Others are not so optimistic.
“I don’t think tourism will come back very soon,” said Fadi Kattan, a Palestinian chef and hotelier in Bethlehem’s Old City. The pandemic forced him to close his Hosh Syrian guesthouse in March 2020, and over the months he had to let his staff go.
He said it was neither financially nor practically feasible to reopen ahead of Christmas, particularly in light of a new wave of coronavirus infections sweeping across Europe. He said it will take years to recover from the pandemic’s “compounded impact over two years” on Bethlehem’s economy — from hotels and restaurants on down to the farmers, grocers and dry cleaners who depended on their businesses.
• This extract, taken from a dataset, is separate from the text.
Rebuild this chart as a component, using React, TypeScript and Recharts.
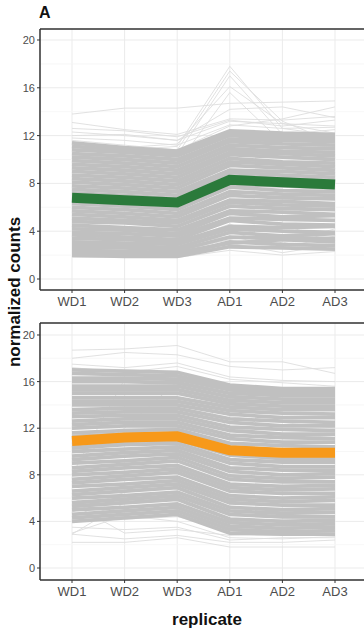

“To reopen in security we need to see that there’s a long-term prospect,” he said.
On a recent day at the Church of the Nativity, the crown jewel of Bethlehem, a solitary group of Italian tourists entered the 6th-century basilica that in years before COVID-19 would have a line stretching out the door. Municipal workers were starting to string up Christmas lights behind them in Manger Square.
The church has undergone a multi-million dollar facelift since 2013 that was organized by a Palestinian presidential committee. It has restored gold-tiled mosaics and marble floors to their former glory and made major structural repairs to the UNESCO heritage site, one of the oldest churches in Christendom.
Additional work remains to be done, said Mazen Karam, director of the Bethlehem Development Foundation, the group spearheading some of the restorations at the church. The undertaking has already cost $17 million, but Karam said an additional $2 million are needed to refurbish the church’s flagstones and install firefighting and micro-climate systems.
A separate project by the Greek Orthodox Church to refurbish the once soot-encrusted iconostasis — a late 18th-century wooden screen separating the sanctuary from the building’s nave — was delayed by the coronavirus outbreak, but is now nearing completion ahead of Christmas, after three years of painstaking work.
“It’s a big challenge,” said Saki Pappadopoulos, a woodcarver with Artis, a Greek restoration company leading the project.
But Father Issa Thaljieh, a Greek Orthodox priest at the Church of the Nativity, remains optimistic ahead of the holiday season.
“Thank God, a little bit day by day we can see more groups coming to Bethlehem — not staying in Bethlehem, only maybe for a visit — but it is a good sign,” he said, standing on the church’s recently refinished marble bema, or raised platform. “Bethlehem without tourists, without people coming to Bethlehem, is nothing.”